Will & Harper Review

Will & Harper
When former Saturday Night Live writer Harper Steele comes out as trans to her decades-long friend Will Ferrell, the pair decide to take a road trip from New York to Los Angeles.

by John Nugent |
Published on
Original Title:

Will & Harper

We all feel like we know Will Ferrell by this point. He’s a shouty, blustery funnyman who will do anything to get a laugh. He has many leather-bound books and his apartment smells of rich mahogany. He’s Ron Burgundy, Lord Business, Mugatu. Much of that persona is still here in this sweet documentary, but it’s softened. The focus instead lands on his longtime friendship with former SNL writer Harper Steele, who came out as trans in 2021.

Will & Harper

Steele’s unexpected coming-out, which occurred late in life, is explained in a showstopping prologue, in which Ferrell reads out the email that Steele sent him: bracing and open and honest and funny (“Instead of being an asshole, I’ll be a bitch”). It sets the tone for the whole film. The two pals decide to take a road trip across America to process it all, building on Steele’s love of criss-crossing the country, and using it as an opportunity to reframe the friendship in its new guise. It’s an inner journey taken on an outer one.

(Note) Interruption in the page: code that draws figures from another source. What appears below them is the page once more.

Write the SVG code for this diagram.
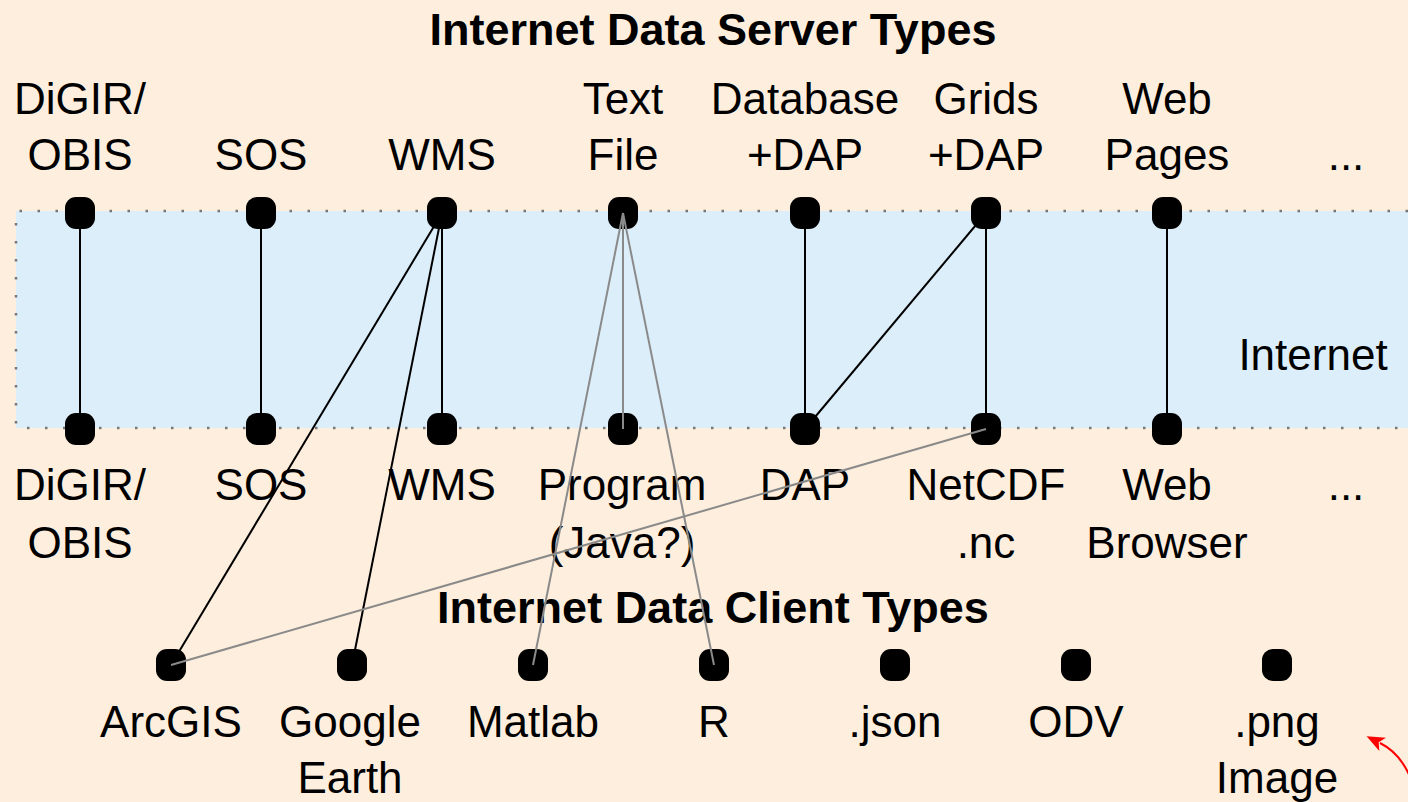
<svg xmlns="http://www.w3.org/2000/svg" width="1408" height="802" viewBox="0 0 1408 802">
<defs>
<style>
.t{font-family:"Liberation Sans",Arial,sans-serif;font-size:44px;fill:#000;text-anchor:middle}
.h{font-family:"Liberation Sans",Arial,sans-serif;font-size:45px;font-weight:bold;fill:#000;text-anchor:middle}
.n{fill:#000}
.k{stroke:#000;stroke-width:2;fill:none}
.g{stroke:#8a8a8a;stroke-width:2;fill:none}
.d{stroke:#777;stroke-width:2.5;stroke-dasharray:2.5 15.5;fill:none}
</style>
<marker id="ah" viewBox="0 0 12 10" refX="2" refY="5" markerWidth="9" markerHeight="8" orient="auto-start-reverse">
<path d="M0,0 L12,5 L0,10 L3,5 z" fill="#ff0000"/>
</marker>
</defs>
<rect width="1408" height="802" fill="#FEEEDE"/>
<g id="internet-band">
<rect x="16" y="211" width="1400" height="217" fill="#DCEEFA"/>
<path class="d" d="M1408,211 H16 V428 H1408"/>
<text class="t" x="1313" y="370">Internet</text>
</g>
<text class="h" x="713" y="45">Internet Data Server Types</text>
<text class="h" x="713" y="623">Internet Data Client Types</text>

<g id="server-nodes">
<g id="s-digir"><text class="t" x="80" y="114">DiGIR/</text><text class="t" x="80" y="170">OBIS</text><rect class="n" x="65" y="197" width="30" height="32" rx="11"/></g>
<g id="s-sos"><text class="t" x="261" y="170">SOS</text><rect class="n" x="246" y="197" width="30" height="32" rx="11"/></g>
<g id="s-wms"><text class="t" x="442" y="170">WMS</text><rect class="n" x="427" y="197" width="30" height="32" rx="11"/></g>
<g id="s-text"><text class="t" x="623" y="114">Text</text><text class="t" x="623" y="170">File</text><rect class="n" x="608" y="197" width="30" height="32" rx="11"/></g>
<g id="s-db"><text class="t" x="805" y="114">Database</text><text class="t" x="805" y="170">+DAP</text><rect class="n" x="790" y="197" width="30" height="32" rx="11"/></g>
<g id="s-grids"><text class="t" x="986" y="114">Grids</text><text class="t" x="986" y="170">+DAP</text><rect class="n" x="971" y="197" width="30" height="32" rx="11"/></g>
<g id="s-web"><text class="t" x="1167" y="114">Web</text><text class="t" x="1167" y="170">Pages</text><rect class="n" x="1152" y="197" width="30" height="32" rx="11"/></g>
<g id="s-more"><text class="t" x="1346" y="170">...</text></g>
</g>

<g id="bridge-nodes">
<g id="b-digir"><text class="t" x="80" y="500">DiGIR/</text><text class="t" x="80" y="558">OBIS</text><rect class="n" x="65" y="413" width="30" height="32" rx="11"/></g>
<g id="b-sos"><text class="t" x="261" y="500">SOS</text><rect class="n" x="246" y="413" width="30" height="32" rx="11"/></g>
<g id="b-wms"><text class="t" x="442" y="500">WMS</text><rect class="n" x="427" y="413" width="30" height="32" rx="11"/></g>
<g id="b-program"><text class="t" x="622" y="500">Program</text><text class="t" x="622" y="558">(Java?)</text><rect class="n" x="608" y="413" width="30" height="32" rx="11"/></g>
<g id="b-dap"><text class="t" x="805" y="500">DAP</text><rect class="n" x="790" y="413" width="30" height="32" rx="11"/></g>
<g id="b-netcdf"><text class="t" x="986" y="500">NetCDF</text><text class="t" x="986" y="558">.nc</text><rect class="n" x="971" y="413" width="30" height="32" rx="11"/></g>
<g id="b-web"><text class="t" x="1167" y="500">Web</text><text class="t" x="1167" y="558">Browser</text><rect class="n" x="1152" y="413" width="30" height="32" rx="11"/></g>
<g id="b-more"><text class="t" x="1346" y="500">...</text></g>
</g>

<g id="client-nodes">
<g id="c-arcgis"><text class="t" x="171" y="737">ArcGIS</text><rect class="n" x="156" y="649" width="30" height="32" rx="11"/></g>
<g id="c-google"><text class="t" x="350" y="737">Google</text><text class="t" x="350" y="793">Earth</text><rect class="n" x="337" y="649" width="30" height="32" rx="11"/></g>
<g id="c-matlab"><text class="t" x="533" y="737">Matlab</text><rect class="n" x="518" y="649" width="30" height="32" rx="11"/></g>
<g id="c-r"><text class="t" x="714" y="737">R</text><rect class="n" x="699" y="649" width="30" height="32" rx="11"/></g>
<g id="c-json"><text class="t" x="895" y="737">.json</text><rect class="n" x="880" y="649" width="30" height="32" rx="11"/></g>
<g id="c-odv"><text class="t" x="1076" y="737">ODV</text><rect class="n" x="1061" y="649" width="30" height="32" rx="11"/></g>
<g id="c-png"><text class="t" x="1277" y="737">.png</text><text class="t" x="1277" y="793">Image</text><rect class="n" x="1262" y="649" width="30" height="32" rx="11"/></g>
</g>

<g id="connectors">
<line class="k" x1="80" y1="213" x2="80" y2="429"/>
<line class="k" x1="261" y1="213" x2="261" y2="429"/>
<line class="k" x1="442" y1="213" x2="442" y2="429"/>
<line class="k" x1="442" y1="213" x2="171" y2="665"/>
<line class="k" x1="442" y1="213" x2="352" y2="665"/>
<line class="g" x1="623" y1="213" x2="623" y2="429"/>
<line class="g" x1="623" y1="213" x2="533" y2="665"/>
<line class="g" x1="623" y1="213" x2="714" y2="665"/>
<line class="k" x1="805" y1="213" x2="805" y2="429"/>
<line class="k" x1="805" y1="429" x2="986" y2="213"/>
<line class="k" x1="986" y1="213" x2="986" y2="429"/>
<line class="k" x1="1167" y1="213" x2="1167" y2="429"/>
<line class="g" x1="986" y1="429" x2="171" y2="665"/>
</g>
<path id="red-arrow" d="M1412,782 Q1402,754 1380,743" stroke="#ff0000" stroke-width="2" fill="none" marker-end="url(#ah)"/>
</svg>
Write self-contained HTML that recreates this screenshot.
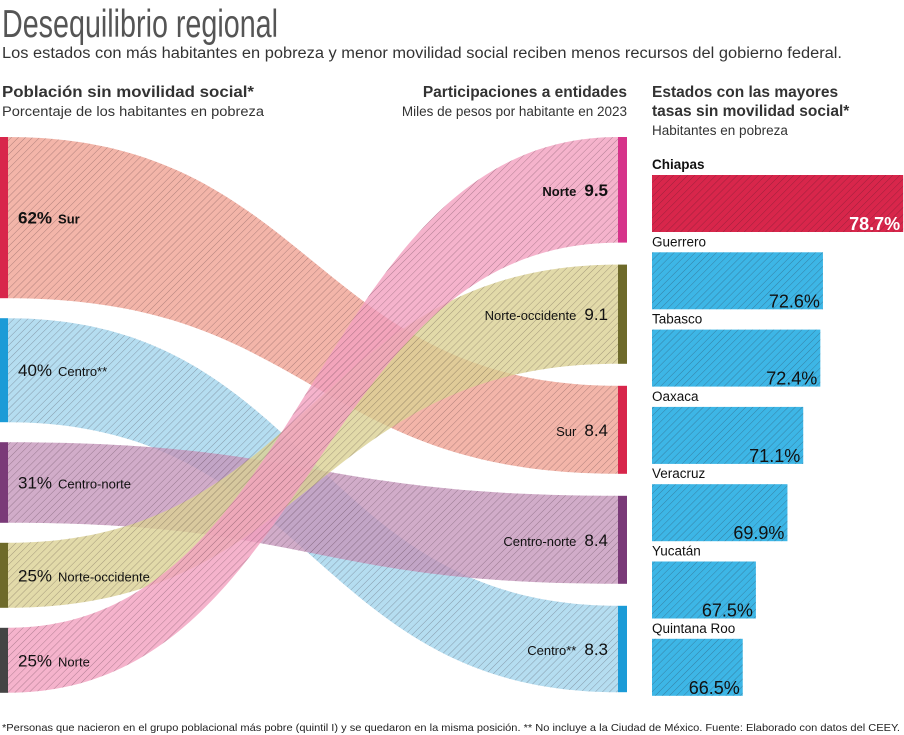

Ferrell, inevitably, finds moments for outlandish silliness, but is also tender and generous.

Director Josh Greenbaum is best known for Barb And Star Go To Vista Del Mar but there’s little of that film’s wackiness or surrealism here: it’s far more sincere and thoughtful. Ferrell, inevitably, finds the occasional moment for outlandish silliness — he pulls a mock-tantrum when they don’t stop for doughnuts, and dresses as Sherlock Holmes during dinner at a restaurant — but is also tender and generous towards his friend, who is still navigating a sometimes painful, sometimes empowering new life.

It feels particularly painful during their visits to less tolerant parts of the country, and there are times when the film grows genuinely tense: particularly when the pair visit a steakhouse in Texas, and an awkward encounter with Indiana Governor Eric Holcomb, who it later emerges has passed anti-trans laws. Ferrell is sometimes naive to the hazards, but also hugely supportive of his friend, his immense fame acting as both a shield and a magnet to unwanted attention. But his very involvement in this film is to be commended. At a time when many millionaire comedians are using their considerable platform and power to demonise a minority, it’s mightily refreshing to see one try a different tack.

The film acts as a kind of learning experience — for Ferrell, who is trying to understand the new dimension his friendship has taken; for Steele, who is still grappling with her identity, and how it is received by others; and by us, the audience, at a time when the trans “debate” still feels so ugly and bad-faith. “The biggest question for when people come out of the closet is: will I still be loved?” Steele says at one point. This film is an emphatic and heartfelt answer to that question.

An affectionate road-trip buddy-movie, featuring an unseen depth to Will Ferrell, this documentary is illuminating, timely, and gently funny.